The Florida Law Review Forum has just published my new response article "The Normality of Knick: A Response to Sterk and Pollack." The piece focuses on the ongoing debate over the Supreme Court's controversial decision in Knick v. Township of Scott. It is now available for free download on SSRN. Here is the abstract:

The Supreme Court's decision in Knick v. Township of Scott (2019), has been criticized for supposedly wreaking havoc on the normal system for adjudicating takings claims, and for seriously violating norms of stare decisis. Stewart Sterk and Michael Pollack's insightful recent article is a valuable contribution to this type of critique of Knick. They expand on Justice Elena Kagan's claim in her Knick dissent that the ruling "sends a flood of complex state-law issues to federal courts. It makes federal courts a principal player in local and state land-use disputes." Sterk and Pollack argue that a wide range of takings-related issues will now find their way to federal court, thereby creating a variety of problems. They also endorse claims that Knick improperly overruled precedent. But ultimately, their arguments serve to underscore Knick's normality, and the aberrational nature of Williamson County Regional Planning Commission v. Hamilton Bank (1985), the precedent Knick overturned.
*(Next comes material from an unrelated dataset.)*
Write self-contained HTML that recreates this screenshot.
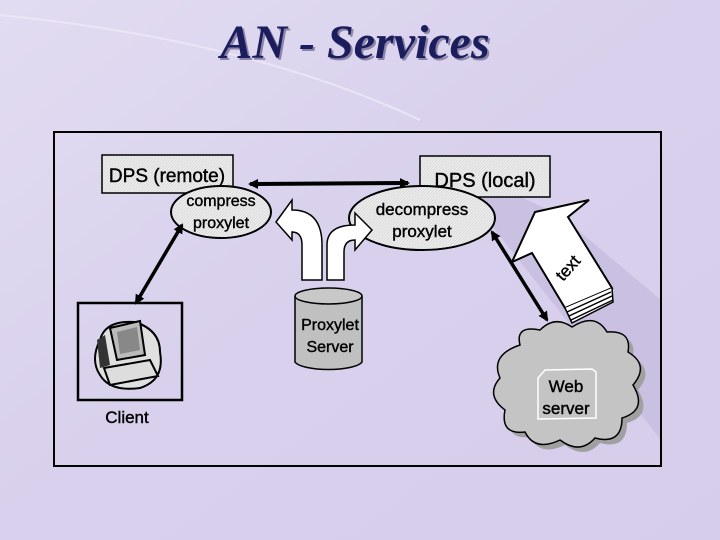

If Sterk and Pollack's critique of Knick is sound, it would justify barring access to federal court for many other constitutional claims against state and local governments. These, too, often encompass a wide range of government policies. If federal courts are to do the job of enforcing constitutional rights against violations by state and local governments, they must be prepared to do so in any situations where those violations might arise. Property rights claims under the Takings Clause of the Fifth Amendment are no exception to this vital rule.

The article by Sterk and Pollack criticized in my response is available here and here. The Florida Law Review Forum also solicited a response by Prof. Shelley Ross Saxer, and leading property scholar. Her response has also been published, and is available here.
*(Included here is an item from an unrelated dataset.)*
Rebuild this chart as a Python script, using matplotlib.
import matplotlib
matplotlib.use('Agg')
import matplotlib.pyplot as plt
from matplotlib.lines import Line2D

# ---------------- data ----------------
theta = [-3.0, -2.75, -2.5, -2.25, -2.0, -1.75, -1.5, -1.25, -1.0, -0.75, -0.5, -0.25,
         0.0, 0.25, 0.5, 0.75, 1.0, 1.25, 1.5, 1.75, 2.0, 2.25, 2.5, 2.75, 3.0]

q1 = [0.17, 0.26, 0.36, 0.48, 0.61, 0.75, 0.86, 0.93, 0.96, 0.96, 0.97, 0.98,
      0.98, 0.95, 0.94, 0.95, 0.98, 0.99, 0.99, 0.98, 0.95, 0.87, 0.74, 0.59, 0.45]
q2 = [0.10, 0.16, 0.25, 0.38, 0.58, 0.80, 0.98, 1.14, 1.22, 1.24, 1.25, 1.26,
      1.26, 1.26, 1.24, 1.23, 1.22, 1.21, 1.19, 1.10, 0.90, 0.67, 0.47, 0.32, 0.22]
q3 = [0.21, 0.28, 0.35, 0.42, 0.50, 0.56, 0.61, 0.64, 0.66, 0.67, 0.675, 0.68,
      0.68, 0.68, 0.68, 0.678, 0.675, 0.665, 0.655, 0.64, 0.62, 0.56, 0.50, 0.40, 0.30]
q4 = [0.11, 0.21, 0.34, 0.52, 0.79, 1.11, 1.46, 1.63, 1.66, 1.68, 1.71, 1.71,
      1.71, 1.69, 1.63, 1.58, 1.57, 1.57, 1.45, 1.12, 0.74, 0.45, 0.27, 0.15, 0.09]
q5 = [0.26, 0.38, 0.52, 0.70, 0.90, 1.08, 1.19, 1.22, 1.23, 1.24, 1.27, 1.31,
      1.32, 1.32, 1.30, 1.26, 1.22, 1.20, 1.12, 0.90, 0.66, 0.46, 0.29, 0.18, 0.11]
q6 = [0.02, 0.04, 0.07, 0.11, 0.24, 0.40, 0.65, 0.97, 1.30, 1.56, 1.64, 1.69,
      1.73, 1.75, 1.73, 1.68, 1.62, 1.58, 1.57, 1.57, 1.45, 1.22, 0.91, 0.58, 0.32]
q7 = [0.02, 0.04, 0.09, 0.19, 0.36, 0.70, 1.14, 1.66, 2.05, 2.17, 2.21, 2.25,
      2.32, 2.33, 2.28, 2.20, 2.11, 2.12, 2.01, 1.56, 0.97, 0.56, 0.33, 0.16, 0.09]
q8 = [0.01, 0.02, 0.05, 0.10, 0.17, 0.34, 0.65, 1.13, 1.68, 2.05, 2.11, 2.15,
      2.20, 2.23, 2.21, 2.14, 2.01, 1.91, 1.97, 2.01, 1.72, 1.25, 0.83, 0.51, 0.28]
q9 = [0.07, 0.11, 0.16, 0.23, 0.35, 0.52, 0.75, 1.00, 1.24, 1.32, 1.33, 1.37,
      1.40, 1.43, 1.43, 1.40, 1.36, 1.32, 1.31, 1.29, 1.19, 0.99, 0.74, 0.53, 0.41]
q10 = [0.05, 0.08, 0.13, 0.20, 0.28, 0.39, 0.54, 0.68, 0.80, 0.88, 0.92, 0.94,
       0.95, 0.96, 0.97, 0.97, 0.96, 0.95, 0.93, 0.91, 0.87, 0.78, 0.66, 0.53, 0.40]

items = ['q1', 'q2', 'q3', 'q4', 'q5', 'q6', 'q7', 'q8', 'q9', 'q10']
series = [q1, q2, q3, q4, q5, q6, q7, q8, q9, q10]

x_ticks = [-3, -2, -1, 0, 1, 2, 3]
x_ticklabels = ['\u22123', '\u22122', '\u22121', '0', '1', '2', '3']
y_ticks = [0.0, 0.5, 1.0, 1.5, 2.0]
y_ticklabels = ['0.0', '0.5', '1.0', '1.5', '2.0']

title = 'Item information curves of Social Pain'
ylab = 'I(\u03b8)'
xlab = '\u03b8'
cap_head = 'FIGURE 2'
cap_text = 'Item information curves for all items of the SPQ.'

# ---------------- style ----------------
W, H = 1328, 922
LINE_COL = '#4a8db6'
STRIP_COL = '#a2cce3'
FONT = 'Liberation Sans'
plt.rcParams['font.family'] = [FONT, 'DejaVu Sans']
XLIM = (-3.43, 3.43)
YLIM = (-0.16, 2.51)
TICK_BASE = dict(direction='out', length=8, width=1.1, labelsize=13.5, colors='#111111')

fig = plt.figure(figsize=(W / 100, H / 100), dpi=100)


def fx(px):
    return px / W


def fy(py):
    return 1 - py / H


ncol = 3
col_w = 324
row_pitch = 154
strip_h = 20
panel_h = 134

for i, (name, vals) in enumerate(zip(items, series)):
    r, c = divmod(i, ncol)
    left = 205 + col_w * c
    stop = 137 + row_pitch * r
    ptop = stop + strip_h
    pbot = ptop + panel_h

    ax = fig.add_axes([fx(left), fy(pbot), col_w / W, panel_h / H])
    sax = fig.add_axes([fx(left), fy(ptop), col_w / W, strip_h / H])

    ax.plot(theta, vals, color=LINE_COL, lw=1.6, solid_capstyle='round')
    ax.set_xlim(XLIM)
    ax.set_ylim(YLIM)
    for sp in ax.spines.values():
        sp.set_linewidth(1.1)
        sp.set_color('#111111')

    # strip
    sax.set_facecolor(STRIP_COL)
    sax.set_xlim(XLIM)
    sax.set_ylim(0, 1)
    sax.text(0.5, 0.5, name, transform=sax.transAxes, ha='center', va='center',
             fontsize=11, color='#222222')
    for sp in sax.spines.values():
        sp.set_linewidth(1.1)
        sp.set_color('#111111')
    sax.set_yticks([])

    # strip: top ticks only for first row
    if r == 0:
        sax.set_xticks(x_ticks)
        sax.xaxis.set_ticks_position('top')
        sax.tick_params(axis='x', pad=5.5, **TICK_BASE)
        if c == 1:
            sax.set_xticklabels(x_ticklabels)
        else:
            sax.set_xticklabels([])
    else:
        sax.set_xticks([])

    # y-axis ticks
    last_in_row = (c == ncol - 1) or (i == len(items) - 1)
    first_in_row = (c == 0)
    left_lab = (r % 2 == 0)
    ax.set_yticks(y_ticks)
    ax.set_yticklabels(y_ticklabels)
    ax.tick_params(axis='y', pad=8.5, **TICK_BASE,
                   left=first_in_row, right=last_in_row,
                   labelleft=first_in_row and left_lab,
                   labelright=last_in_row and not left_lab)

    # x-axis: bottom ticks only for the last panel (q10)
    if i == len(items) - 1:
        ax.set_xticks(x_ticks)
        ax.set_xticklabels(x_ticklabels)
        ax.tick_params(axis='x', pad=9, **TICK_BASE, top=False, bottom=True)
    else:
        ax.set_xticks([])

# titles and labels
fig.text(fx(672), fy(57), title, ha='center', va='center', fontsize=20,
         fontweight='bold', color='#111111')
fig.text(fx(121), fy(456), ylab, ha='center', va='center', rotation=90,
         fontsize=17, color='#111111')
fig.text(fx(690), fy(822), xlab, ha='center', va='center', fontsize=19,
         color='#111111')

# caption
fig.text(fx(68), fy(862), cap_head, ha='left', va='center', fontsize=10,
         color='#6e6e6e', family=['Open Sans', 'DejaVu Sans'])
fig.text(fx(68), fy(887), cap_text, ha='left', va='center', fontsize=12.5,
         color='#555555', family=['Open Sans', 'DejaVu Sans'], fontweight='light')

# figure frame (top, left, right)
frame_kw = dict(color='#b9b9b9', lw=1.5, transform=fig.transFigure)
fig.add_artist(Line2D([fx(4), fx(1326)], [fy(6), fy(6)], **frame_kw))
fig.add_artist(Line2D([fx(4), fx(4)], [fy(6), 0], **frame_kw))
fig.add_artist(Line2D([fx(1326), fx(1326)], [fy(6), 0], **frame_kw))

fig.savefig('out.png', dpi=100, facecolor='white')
This is my third academic article about Knick! I did not expect to write so much about this case. But I keep getting interesting invitations to do so, and could not resist the temptation to accept.
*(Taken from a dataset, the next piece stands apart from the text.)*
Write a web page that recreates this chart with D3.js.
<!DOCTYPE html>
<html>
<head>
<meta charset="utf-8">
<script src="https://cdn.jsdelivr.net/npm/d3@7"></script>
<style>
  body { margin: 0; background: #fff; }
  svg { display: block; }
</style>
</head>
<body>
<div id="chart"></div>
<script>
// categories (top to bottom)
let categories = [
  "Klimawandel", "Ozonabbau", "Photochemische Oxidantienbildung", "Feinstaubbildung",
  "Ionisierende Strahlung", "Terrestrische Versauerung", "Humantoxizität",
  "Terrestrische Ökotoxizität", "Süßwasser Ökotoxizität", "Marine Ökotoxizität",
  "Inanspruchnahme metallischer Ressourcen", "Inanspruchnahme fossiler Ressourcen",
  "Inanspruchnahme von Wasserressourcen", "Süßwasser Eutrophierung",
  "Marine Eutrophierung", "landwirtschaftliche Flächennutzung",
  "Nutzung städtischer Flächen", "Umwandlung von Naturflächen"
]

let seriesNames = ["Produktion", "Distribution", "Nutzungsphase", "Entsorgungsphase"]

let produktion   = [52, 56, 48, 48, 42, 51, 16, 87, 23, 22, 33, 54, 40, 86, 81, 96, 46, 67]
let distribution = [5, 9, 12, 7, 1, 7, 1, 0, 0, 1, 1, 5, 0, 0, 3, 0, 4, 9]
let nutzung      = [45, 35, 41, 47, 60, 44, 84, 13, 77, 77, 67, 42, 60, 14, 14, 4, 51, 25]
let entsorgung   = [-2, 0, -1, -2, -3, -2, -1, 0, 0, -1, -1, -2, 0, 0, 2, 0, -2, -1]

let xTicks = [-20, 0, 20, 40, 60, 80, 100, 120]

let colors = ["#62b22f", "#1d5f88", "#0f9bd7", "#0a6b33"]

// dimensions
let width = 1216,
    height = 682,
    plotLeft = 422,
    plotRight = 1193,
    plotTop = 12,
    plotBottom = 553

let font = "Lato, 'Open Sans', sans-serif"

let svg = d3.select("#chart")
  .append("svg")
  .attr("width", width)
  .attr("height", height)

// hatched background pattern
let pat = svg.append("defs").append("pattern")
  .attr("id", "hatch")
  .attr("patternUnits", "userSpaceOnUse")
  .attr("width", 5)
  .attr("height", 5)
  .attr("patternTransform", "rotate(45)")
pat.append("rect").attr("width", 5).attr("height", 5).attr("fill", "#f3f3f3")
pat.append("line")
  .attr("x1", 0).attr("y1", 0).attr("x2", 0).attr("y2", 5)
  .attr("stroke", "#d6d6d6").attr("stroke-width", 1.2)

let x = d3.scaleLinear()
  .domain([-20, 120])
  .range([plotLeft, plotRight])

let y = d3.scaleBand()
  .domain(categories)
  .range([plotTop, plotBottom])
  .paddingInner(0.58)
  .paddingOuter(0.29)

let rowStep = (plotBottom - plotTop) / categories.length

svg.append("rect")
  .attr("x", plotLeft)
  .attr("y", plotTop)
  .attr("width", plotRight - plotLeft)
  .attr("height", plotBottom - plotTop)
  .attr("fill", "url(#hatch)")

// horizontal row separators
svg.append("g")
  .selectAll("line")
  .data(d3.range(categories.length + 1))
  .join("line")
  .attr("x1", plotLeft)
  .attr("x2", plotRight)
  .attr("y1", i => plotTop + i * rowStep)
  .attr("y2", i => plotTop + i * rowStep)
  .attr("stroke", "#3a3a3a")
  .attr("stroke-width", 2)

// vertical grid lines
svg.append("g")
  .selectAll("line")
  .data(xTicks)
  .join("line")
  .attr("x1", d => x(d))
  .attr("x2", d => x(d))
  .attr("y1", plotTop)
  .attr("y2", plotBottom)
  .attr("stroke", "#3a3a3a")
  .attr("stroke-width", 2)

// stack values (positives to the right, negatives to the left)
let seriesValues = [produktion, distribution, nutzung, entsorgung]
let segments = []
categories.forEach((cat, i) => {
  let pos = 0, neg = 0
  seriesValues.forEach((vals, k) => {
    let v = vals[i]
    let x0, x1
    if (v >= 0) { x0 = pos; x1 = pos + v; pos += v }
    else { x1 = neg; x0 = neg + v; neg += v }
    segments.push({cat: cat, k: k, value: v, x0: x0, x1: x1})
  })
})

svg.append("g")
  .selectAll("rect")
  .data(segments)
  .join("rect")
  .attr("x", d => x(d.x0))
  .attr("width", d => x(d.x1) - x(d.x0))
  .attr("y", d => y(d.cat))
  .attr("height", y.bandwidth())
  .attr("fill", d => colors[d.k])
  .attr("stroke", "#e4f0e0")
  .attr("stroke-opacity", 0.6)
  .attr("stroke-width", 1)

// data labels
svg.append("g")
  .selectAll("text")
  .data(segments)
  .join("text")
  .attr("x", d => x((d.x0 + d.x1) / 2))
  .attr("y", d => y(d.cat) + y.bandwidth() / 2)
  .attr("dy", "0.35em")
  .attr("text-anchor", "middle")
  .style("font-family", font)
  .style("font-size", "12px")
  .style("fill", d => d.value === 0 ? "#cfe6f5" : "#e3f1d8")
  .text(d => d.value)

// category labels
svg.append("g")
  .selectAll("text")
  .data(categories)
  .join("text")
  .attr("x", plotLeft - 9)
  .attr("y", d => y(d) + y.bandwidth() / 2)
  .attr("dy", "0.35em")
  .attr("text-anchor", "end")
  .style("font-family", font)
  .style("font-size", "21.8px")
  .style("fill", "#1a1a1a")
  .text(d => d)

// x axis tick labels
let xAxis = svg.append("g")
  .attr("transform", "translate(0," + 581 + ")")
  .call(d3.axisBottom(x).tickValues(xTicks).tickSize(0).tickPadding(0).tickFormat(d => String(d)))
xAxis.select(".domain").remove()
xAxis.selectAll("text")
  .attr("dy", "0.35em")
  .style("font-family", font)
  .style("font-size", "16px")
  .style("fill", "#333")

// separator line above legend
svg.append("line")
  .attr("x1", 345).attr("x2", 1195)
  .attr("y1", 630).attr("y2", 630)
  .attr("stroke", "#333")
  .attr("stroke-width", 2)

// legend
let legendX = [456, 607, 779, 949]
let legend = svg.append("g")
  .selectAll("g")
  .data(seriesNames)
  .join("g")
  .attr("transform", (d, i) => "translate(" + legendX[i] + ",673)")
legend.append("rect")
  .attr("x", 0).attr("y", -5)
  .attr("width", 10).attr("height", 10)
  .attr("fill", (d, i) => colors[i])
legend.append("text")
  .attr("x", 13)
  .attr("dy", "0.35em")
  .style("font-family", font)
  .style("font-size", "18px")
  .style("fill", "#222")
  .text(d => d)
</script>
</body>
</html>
I previously wrote a general defense of Knick, for the Cato Supreme Court Review, and an analysis of Knick's treatment of the doctrine of stare decisis for a symposium about Knick in the Fordham Urban Law Journal (coauthored with Shelley Ross Saxer). If things continue in this vein, I might end up writing a book about the case.

On a slightly more serious note, I actually doubt that Knick would make a good subject for a book. But the case does raise important issues about takings, federalism, the significance of constitutional property rights, and the role of precedent. Thus, it may continue to be a focus of debate for some time to come.